SBruce, I'm sure hoping mine is one of the fast ones as the max loads are still below 3000fps and I'm wanting to do better that that. Hornady states their getting 3110 from there 117gr SST ammo and HSM advertises 3165 velocities pushing 115gr Berger VLD's. I was hoping to do as least as well as manufactured rounds. Hornady is using a special blend of powders but, I don't know what HSM is using. Brad
 
SBruce, I'm sure hoping mine is one of the fast ones as the max loads are still below 3000fps and I'm wanting to do better that that. Hornady states their getting 3110 from there 117gr SST ammo and HSM advertises 3165 velocities pushing 115gr Berger VLD's. I was hoping to do as least as well as manufactured rounds. Hornady is using a special blend of powders but, I don't know what HSM is using. Brad

Yea, it's nice to get a fast one, so long as it's accurate. My fast 22-250 isn't nearly as accurate as my "normal" 22-250.?

To try and answer your other question, yes I have went over book max in small increments looking for that specific target velocity. Sometimes because 2 or 3 different books don't agree on what's max, so we have to find it ourselves. Other times; with wildcat cartridges, there is no book info, then we've gotta find it by looking for pressure signs.

Pressure signs are nothing to be taken lightly, and sticky bolt lift is an absolutely good sign of too much pressure. A marginally safe load at room temp can be dangerously through the roof on a hot summer day. Once I find what I consider max, I drop back by at least a full grain of powder in 25-06 sized cases. Sometimes, in some cartridges, sticky bolt lift is actually way over max.

It's nice to be able to duplicate factory ammo velocities, but if the accuracy isn't at least equal to or better than that same factory ammo, we're better off looking for the most accurace load, regardless of velocity...........no game animal will ever know the difference at reasonable distances.

Best of luck, and be carefull when approaching max powder charges. Even seating depth or primer changes can change chamber pressures.
 
Don't get hung up on speed, doing a couple of "what if's" with a ballistics calculators shows that at 500yds the diffewrence between 3000 & 3100 fps is:
.022 seconds in arrival time
3.1" difference in drop
2 clicks on the scope

Remember this is at five football fields.

External Ballistics Calculator
 
"do you ever pass max load (slowly maybe .5gr at a time) looking for higher velocities..."

With a midsize case like your's .5gr increases really aren't what I consider small. And few of us ever venture passed book max, even book max may well be over max for individual rifles. And the benefit of an extra hunderd fps is meaningless in the field anyway, by the time you're shooting at long distances errors in range estimation will greatly out weigh any tiny drop differences due to a few more or less fps.



".. until you see presure signs then back off a half grain or do you just stick with recommended max and let it go at that?"

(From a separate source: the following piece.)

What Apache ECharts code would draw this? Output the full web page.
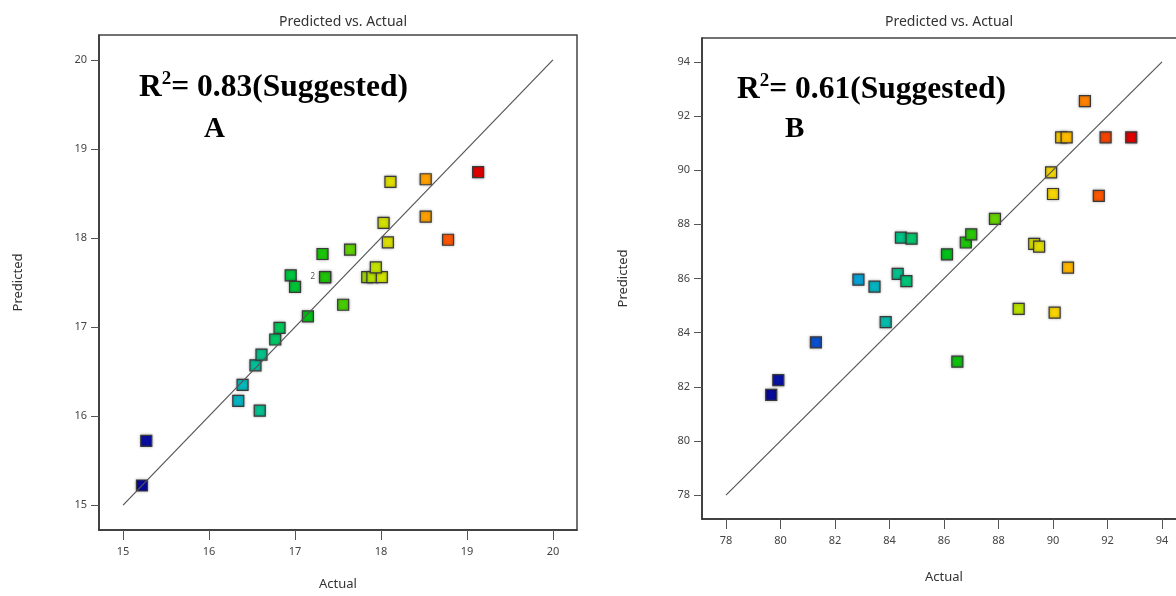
<!DOCTYPE html>
<html>
<head>
<meta charset="utf-8">
<script src="https://cdn.jsdelivr.net/npm/echarts@6/dist/echarts.min.js"></script>
<style>
  html, body { margin: 0; padding: 0; background: #fff; overflow: hidden; }
  /* wider than the window: panel B is cut off at the right, as in the source */
  #chart { width: 1200px; height: 596px; }
</style>
</head>
<body>
<div id="chart"></div>
<script>
// panel A
const actualA = [15.22, 15.27, 16.34, 16.39, 16.59, 16.54, 16.61, 16.77, 16.82, 16.95, 17.00, 17.15, 17.32, 17.35, 17.35,
  17.56, 17.64, 17.84, 17.90, 18.01, 17.94, 18.03, 18.08, 18.11, 18.52, 18.52, 18.78, 19.13];
const predA = [15.22, 15.72, 16.17, 16.35, 16.06, 16.57, 16.69, 16.86, 16.99, 17.58, 17.45, 17.12, 17.82, 17.56, 17.56,
  17.25, 17.87, 17.56, 17.56, 17.56, 17.67, 18.17, 17.95, 18.63, 18.66, 18.24, 17.98, 18.74];
const dupIndexA = 13;
const ticksA = [15, 16, 17, 18, 19, 20];
const rangeA = [14.72, 20.28];

// panel B
const actualB = [79.66, 79.92, 81.30, 82.86, 83.45, 83.86, 84.30, 84.62, 84.42, 84.81, 86.11, 86.49, 86.80, 87.00,
  87.87, 88.74, 89.31, 89.49, 89.93, 90.00, 90.06, 90.30, 90.50, 90.55, 91.17, 91.68, 91.93, 92.87];
const predB = [81.70, 82.25, 83.64, 85.96, 85.70, 84.39, 86.17, 85.90, 87.51, 87.47, 86.89, 82.93, 87.33, 87.63,
  88.20, 84.88, 87.28, 87.18, 89.92, 89.12, 84.74, 91.21, 91.21, 86.40, 92.55, 89.05, 91.21, 91.21];
const ticksB = [78, 80, 82, 84, 86, 88, 90, 92, 94];
const rangeB = [77.12, 94.88];

const ramp = ['#08089a', '#0a3cc8', '#0a90e4', '#06b8bc', '#00c862', '#00c010',
  '#48cc00', '#c8e400', '#ffd200', '#ff6000', '#e00000'];

const chart = echarts.init(document.getElementById('chart'));
const sans = 'Noto Sans';
const serif = 'Liberation Serif';

function xAx(grid, range, ticks, gap) {
  return {
    type: 'value', gridIndex: grid, min: range[0], max: range[1],
    name: 'Actual', nameLocation: 'middle', nameGap: gap,
    nameTextStyle: { fontFamily: sans, fontSize: 13, color: '#333' },
    splitLine: { show: false },
    axisLine: { lineStyle: { color: '#333', width: 1.5 } },
    axisTick: { customValues: ticks, length: 10, lineStyle: { color: '#555' } },
    axisLabel: { customValues: ticks, margin: 16, fontFamily: sans, fontSize: 11, color: '#444' }
  };
}
function yAx(grid, range, ticks, gap) {
  return {
    type: 'value', gridIndex: grid, min: range[0], max: range[1],
    name: 'Predicted', nameLocation: 'middle', nameGap: gap,
    nameTextStyle: { fontFamily: sans, fontSize: 13, color: '#333' },
    splitLine: { show: false },
    axisLine: { lineStyle: { color: '#333', width: 1.5 } },
    axisTick: { customValues: ticks, length: 8, lineStyle: { color: '#555' } },
    axisLabel: { customValues: ticks, margin: 12, fontFamily: sans, fontSize: 11, color: '#444' }
  };
}
function pts(xs, ys, dup) {
  return xs.map((x, i) => {
    const item = { value: [x, ys[i]] };
    if (i === dup) {
      item.label = { show: true, formatter: '2', position: 'left', distance: 4,
        fontSize: 8, color: '#555', fontFamily: sans };
    }
    return item;
  });
}
const pointStyle = {
  borderColor: '#3a3a3a', borderWidth: 1.2,
  shadowBlur: 3, shadowColor: 'rgba(0,0,0,0.35)', opacity: 1
};
function rich(r2) {
  return {
    text: '{a|R}{s|2}{a|= ' + r2 + '(Suggested)}',
    textStyle: {
      rich: {
        a: { fontFamily: serif, fontWeight: 'bold', fontSize: 31.5, color: '#000', lineHeight: 36 },
        s: { fontFamily: serif, fontWeight: 'bold', fontSize: 19, color: '#000', verticalAlign: 'top', lineHeight: 36 }
      }
    }
  };
}

chart.setOption({
  animation: false,
  title: [
    { text: 'Predicted vs. Actual', left: 338, top: 10, textAlign: 'center',
      textStyle: { fontFamily: sans, fontSize: 14, fontWeight: 'normal', color: '#333' } },
    { text: 'Predicted vs. Actual', left: 944, top: 10, textAlign: 'center',
      textStyle: { fontFamily: sans, fontSize: 14, fontWeight: 'normal', color: '#333' } },
    Object.assign({ left: 134, top: 65 }, rich('0.83')),
    Object.assign({ left: 732, top: 67 }, rich('0.61')),
    { text: 'A', left: 199, top: 110,
      textStyle: { fontFamily: serif, fontWeight: 'bold', fontSize: 29, color: '#000' } },
    { text: 'B', left: 780, top: 110,
      textStyle: { fontFamily: serif, fontWeight: 'bold', fontSize: 29, color: '#000' } }
  ],
  grid: [
    { left: 99, top: 35, width: 478, height: 495, show: true, borderColor: '#444', borderWidth: 1.5 },
    { left: 702, top: 38, width: 484, height: 481, show: true, borderColor: '#444', borderWidth: 1.5 }
  ],
  xAxis: [xAx(0, rangeA, ticksA, 48), xAx(1, rangeB, ticksB, 52)],
  yAxis: [yAx(0, rangeA, ticksA, 74), yAx(1, rangeB, ticksB, 72)],
  visualMap: [
    { type: 'continuous', show: false, seriesIndex: 1, dimension: 0,
      min: Math.min(...actualA), max: Math.max(...actualA), inRange: { color: ramp } },
    { type: 'continuous', show: false, seriesIndex: 3, dimension: 0,
      min: Math.min(...actualB), max: Math.max(...actualB), inRange: { color: ramp } }
  ],
  series: [
    { type: 'line', xAxisIndex: 0, yAxisIndex: 0, symbol: 'none', silent: true,
      data: [[ticksA[0], ticksA[0]], [ticksA[ticksA.length - 1], ticksA[ticksA.length - 1]]],
      lineStyle: { color: '#555', width: 1.2 } },
    { type: 'scatter', xAxisIndex: 0, yAxisIndex: 0, symbol: 'rect', symbolSize: 11,
      data: pts(actualA, predA, dupIndexA), itemStyle: pointStyle },
    { type: 'line', xAxisIndex: 1, yAxisIndex: 1, symbol: 'none', silent: true,
      data: [[ticksB[0], ticksB[0]], [ticksB[ticksB.length - 1], ticksB[ticksB.length - 1]]],
      lineStyle: { color: '#555', width: 1.2 } },
    { type: 'scatter', xAxisIndex: 1, yAxisIndex: 1, symbol: 'rect', symbolSize: 11,
      data: pts(actualB, predB, -1), itemStyle: pointStyle }
  ]
});
</script>
</body>
</html>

You are a noob, you have a LOT to learn. Do you really want to bet your rifle - or eyes - that you can actually read pressure signs with any certaintly? And I can assure you that if you ARE increasing loads by .5gr and see over pressure signs you were well passed a safe max so backing down one step sure won't give you much safety. (And that's just a small sample of what you need to know but don't yet.)

What I do doesn't matter, you don't have a clue how well I reload or how safe I am; stick to no more than what your book suggests - if that.
 
52.0 to 55.0gr of IMR7828 w/115gr Ballistic Tips is a very consistent load and accurate load. Do not ignore this tip! powdr
 
Thank's fellas for your replies. I will not exceed book max. I am only concerned with speed to increase terminal distance. Will be reloading with experienced reloader this weekend for 25-06 and will be working on 40 gr .204 berger in a week or 2. Brad
 
I have done alot of experimenting with the 25/06 . I can say that all of the advice given above should be taken seriously. Sticky bolts and flattened or blown out primers are not to be taken lightly. But I found your post intresting because I just switched to the 115vld I have two boxes of each the hunting and the varmint. I started with 4320 because it was always the best powder for my hunting load with 120 speer spbt. good but wanted to try something new tried rl22 very poor accuracy wise, I then got on the more speed quest.. and ended up on h4831 I am currently a slight bit over max with no pressure signs in my ruger vt with 26" bbl. I have gone past where I am but was getting inconsistent accuracy and stcky bolt so I backed off I have since fingured out what was going on and will soon creep up the powder by.25 grains at a time. a note about seating vlds they make specific seater dies for a reason. My dies were giving very inconsistent depths when you are only 1 1000th off the lands a little too far out is alot hence the inconsistency I have went back to checking oal on all rounds I found that if I seat the bullet then back out and turn the shell then seat again I am staying within spec. BTW I am getting .4" 5 shot groups and running average of 3150fps. Now if I could just get that buck to walk out on the right side of the fence...email me with any questions I am glad to help
 
If you are not going over book max, which book? They all differ a little, because of the variables involved. The only reason I use a book is to get a starting point. After that, I almost never look at it. I load for the particular rifle. When I find the top, I decide where I want to be according to how it shoots. If I don't like the accuracy, I will try another combination and start over. Sometimes I will mess with seating depth and tweak it that way. I almost always stay at the top of the powder charge for that combination. I never seem to have trouble, for the primer pockets don't loosen. If you are getting loose pockets right away, you are going too far. Along that note, make sure you are sorting your brass by headstamp and weight. Different cases will have different capacities, which will affect your load workup. I always try to use a chrony to watch how the load performs. As you go up in powder, you will see an increase in velocity. When you get near the top, the increase should lessen. It will help you find your maximum.
If you want to stay with the book, go ahead, no problems, but it you want to maximize the potential of the rifle, find it your self. Let us know how you do.